In a meeting with Turkish President Recep Tayyip Erdogan in Tehran last week, Khamenei called the referendum on independence in Iraqi Kurdistan the result of foreign countries setting out to create a “new Israel” in the region.

Israel is the only regional country that has supported the referendum in Iraqi Kurdistan.

During Erdogan’s visit to Tehran, both countries stood firm against the Kurdish decision to seek independence from Iraq, saying that military intervention could be considered to stop it.

Neither the European Union nor the United States has recognised the outcome of the Kurdish referendum, but the harsh position of the Iranians may have shocked the Iraqi Kurds since the latter have wanted to see Iran as a potential ally.

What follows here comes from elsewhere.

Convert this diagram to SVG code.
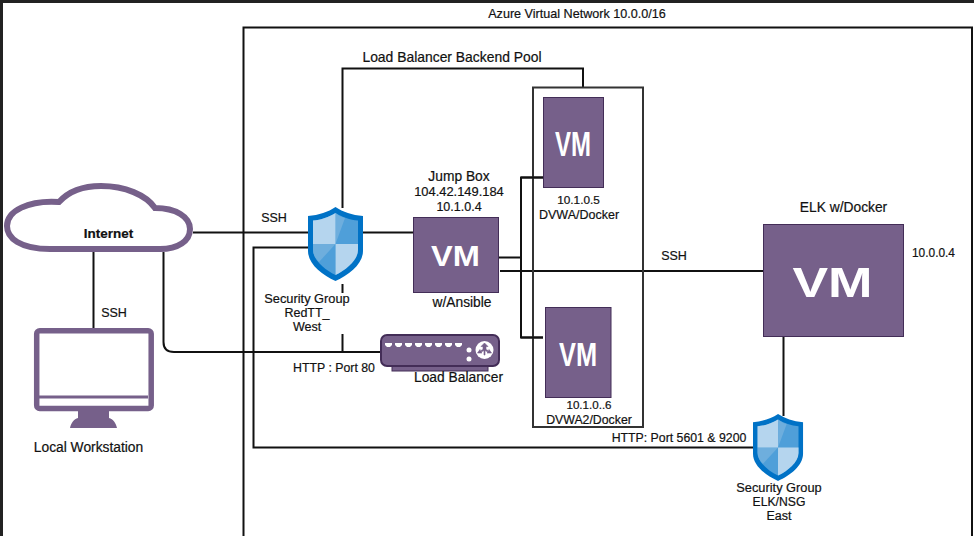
<svg xmlns="http://www.w3.org/2000/svg" width="974" height="536" viewBox="0 0 974 536">
<style>
text{font-family:"Liberation Sans",Arial,sans-serif;font-size:12.500px;fill:#111;stroke:#111;stroke-width:.2;text-anchor:middle}
.c{fill:none;stroke:#111;stroke-width:2}
.vm{fill:#76608a;stroke:#432d57;stroke-width:1}
text.g{fill:#fff;stroke:#fff;stroke-width:0;font-weight:700;font-size:20px}
.p{fill:#76608a}
.b{font-size:13.800px}
</style>
<defs>
<g id="sh">
<path d="M27.500 0C20 5 11 8 0 9V44C0 57 14 68 27.500 74C41 68 55 57 55 44V9C44 8 35 5 27.500 0Z" fill="#0072c6"/>
<path d="M27.500 6C21 10 13 13 5 13.500V43C5 53 17 63 27.500 68Z" fill="#4f9fd9"/>
<path d="M27.500 6C34 10 42 13 50 13.500V43C50 53 38 63 27.500 68Z" fill="#4f9fd9"/>
<path d="M5 37H27.500L11 55C7 51 5 47 5 43Z" fill="#6eaedd"/>
<path d="M27.500 37V6C30 8 33 10 37 11L27.500 37Z" fill="#6eaedd"/>
<path d="M5 13.500C13 13 21 10 27.500 6V37H5Z" fill="#b5d5ee"/>
<path d="M27.500 37H50V43C50 53 38 63 27.500 68Z" fill="#b5d5ee"/>
</g>
</defs>
<rect width="974" height="536" fill="#fff"/>
<path d="M0 0H974V3H3V536H0Z" fill="#222"/>
<rect id="vnet" x="243.500" y="27.500" width="728.500" height="520" fill="none" stroke="#111" stroke-width="2"/>
<text x="577" y="18" style="font-size:12.600px">Azure Virtual Network 10.0.0/16</text>
<g id="connectors">
<path class="c" d="M93.500 252V328"/>
<path class="c" d="M193 232.500H310M362 232.500H414"/>
<path class="c" d="M163.500 252V342Q163.500 352 174 352H381"/>
<path class="c" d="M342.500 208V68.500H583V87"/>
<path class="c" d="M342.500 284V294M342.500 334V352"/>
<path class="c" d="M310 247.500H253.500V447.500H753"/>
<path class="c" d="M499 257.500H521M543 177.500H521V337.500H543"/>
<path class="c" d="M500 271H763"/>
<path class="c" d="M783.500 337V416"/>
</g>
<g id="backend-pool"><rect x="533" y="87.500" width="110" height="339.500" fill="none" stroke="#333" stroke-width="2"/></g>
<path class="c" d="M521 177.500H543M521 337.500H543"/>
<text x="452" y="62" style="font-size:13.900px">Load Balancer Backend Pool</text>
<text x="274" y="222">SSH</text>
<text x="114" y="317">SSH</text>
<text x="674" y="260">SSH</text>
<g id="internet">
<path d="M50 249C20 249 7 238 7 226C7 211 28 200 59 202C68 192 82 186 101 186C125 186 146 195 155 208C176 208 190 217 190 229C190 241 178 249 160 249Z" fill="#fff" stroke="#76608a" stroke-width="6"/>
<text x="108.500" y="238" style="font-weight:700;font-size:13.500px">Internet</text>
</g>
<g id="workstation">
<rect x="36.700" y="330.700" width="114.500" height="77.800" rx="3" fill="#fff" stroke="#76608a" stroke-width="5.500"/>
<path class="p" d="M39 395.500H148V398.500H39Z"/>
<path class="p" d="M78 410H109V418C113 419 116 423 117 428H70C71 423 74 419 78 418Z"/>
<text x="88.500" y="452" class="b">Local Workstation</text>
</g>
<g id="sg-west">
<use href="#sh" x="308" y="207"/>
<rect x="262" y="293" width="92" height="41" fill="#fff"/>
<text x="307" y="303" style="font-size:12.800px">Security Group</text>
<text x="307" y="317">RedTT_</text>
<text x="307" y="331">West</text>
</g>
<g id="jump-box">
<text x="459" y="181" class="b">Jump Box</text>
<text x="459" y="196" style="font-size:12.900px">104.42.149.184</text>
<text x="459" y="211">10.1.0.4</text>
<rect class="vm" x="413.500" y="217.500" width="85" height="75"/>
<text class="g" transform="translate(455.500 266) scale(1.630 1.470)" x="0" y="0">VM</text>
<text x="462" y="307" class="b">w/Ansible</text>
</g>
<g id="load-balancer">
<rect x="392" y="362" width="96" height="9" fill="#76608a" stroke="#432d57"/>
<rect x="381" y="335" width="118" height="31" rx="6" fill="#76608a" stroke="#432d57" stroke-width="2"/>
<path d="M385 343h7v2l-2 2h-3l-2-2ZM395 343h7v2l-2 2h-3l-2-2ZM405 343h7v2l-2 2h-3l-2-2ZM415 343h7v2l-2 2h-3l-2-2ZM425 343h7v2l-2 2h-3l-2-2ZM435 343h7v2l-2 2h-3l-2-2ZM445 343h7v2l-2 2h-3l-2-2ZM455 343h7v2l-2 2h-3l-2-2Z" fill="#fff"/>
<circle cx="469" cy="350" r="2.500" fill="#fff"/><circle cx="469" cy="359" r="2.500" fill="#fff"/>
<circle cx="484.500" cy="350" r="9" fill="#fff"/>
<path d="M484.500 343l3.500 3.500h-2v3l3 1.500v-1.500l2.500 3.500h-4.500l1-1-3-1.500v4.500h-1v-4.500l-3 1.500 1 1h-4.500l2.500-3.500v1.500l3-1.500v-3h-2Z" fill="#76608a" stroke="#76608a" stroke-width=".6"/>
<text x="458.500" y="382" class="b">Load Balancer</text>
</g>
<text x="334" y="372" style="font-size:12.300px">HTTP : Port 80</text>
<g id="vm1">
<rect class="vm" x="543.500" y="97.500" width="60" height="90"/>
<text class="g" transform="translate(573 156) scale(1.200 1.750)" x="0" y="0">VM</text>
<text x="578.500" y="204" style="font-size:11.800px">10.1.0.5</text>
<text x="579" y="219">DVWA/Docker</text>
</g>
<g id="vm2">
<rect class="vm" x="545.500" y="307.500" width="65.500" height="90"/>
<text class="g" transform="translate(578 366) scale(1.270 1.680)" x="0" y="0">VM</text>
<text x="589" y="409" style="font-size:11.600px">10.1.0..6</text>
<text x="589" y="424" style="font-size:12.300px">DVWA2/Docker</text>
</g>
<text x="679" y="442" style="font-size:12.300px">HTTP: Port 5601 &amp; 9200</text>
<g id="elk">
<text x="843.500" y="212" class="b">ELK w/Docker</text>
<rect class="vm" x="763.500" y="224.500" width="140" height="112"/>
<text class="g" transform="translate(832.500 297) scale(2.670 2.170)" x="0" y="0">VM</text>
<text x="933.500" y="257" style="font-size:11.900px">10.0.0.4</text>
</g>
<g id="sg-east">
<use href="#sh" transform="translate(753 414) scale(.91 .905)"/>
<text x="779" y="492" style="font-size:12.800px">Security Group</text>
<text x="779" y="506" style="font-size:12.200px">ELK/NSG</text>
<text x="779" y="520">East</text>
</g>
</svg>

Masoud Barzani, the president of the Iraqi Kurdistan Region, has enjoyed close relations to Iranian ruling circles for a long time. Many Kurdish leaders lived in Iran during the rule of former Iraqi president Saddam Hussein, developing warm relations that were subsequently reinforced after the 2003 US-led invasion of Iraq.

Barzani secured the borders with the Iranian territory of Kurdistan in order to control separatist Kurdish Iranians who from time to time had led operations against the Iranian Revolutionary Guards.

Khamenei’s comments and the joint military exercise with Turkey on the frontier with the Iraqi Kurdistan Region will have angered the Iraqi Kurds despite their need for Iran and Turkey in terms of trade and business.

Finding themselves in such circumstances with trusted allies and at the same time in a trouble relationship with the central government of Iraq in Baghdad, the Kurdish leaders may adopt a new strategy.  

Turkey has not closed its borders with Kurdistan, but it has halted flights due to the Iraqi government’s cancellation of flight permissions to the region. Turkey’s economy depends on cheap gas and oil exports from Iraqi Kurdistan, but for Iran the case is different, and the authorities in Tehran may fear losing a partner and a loyal friend if the confrontation in the region continues.

With the prospect of a new drama in the region and this time a confrontation with the Kurds, Iran will have to act fast before the flames draw others into the conflagration.

While Baghdad has asked Iran and Turkey to halt their business ties with Irbil, the capital of Iraqi Kurdistan, Iranian Foreign Minister Mohammad Javad Zarif went to Suleimaniah in Kurdistan to attend the funeral of the late president of Iraq, a Kurd, Jalal Talabani.

Zarif’s attendance at the funeral was designed to build bridges at a time when many Kurds have been disappointed to see Iran stand alongside Turkey in speaking harshly against them.

His presence at the funeral may be a sign that Iran will not pursue Turkey’s policy towards the Iraqi Kurdistan Region.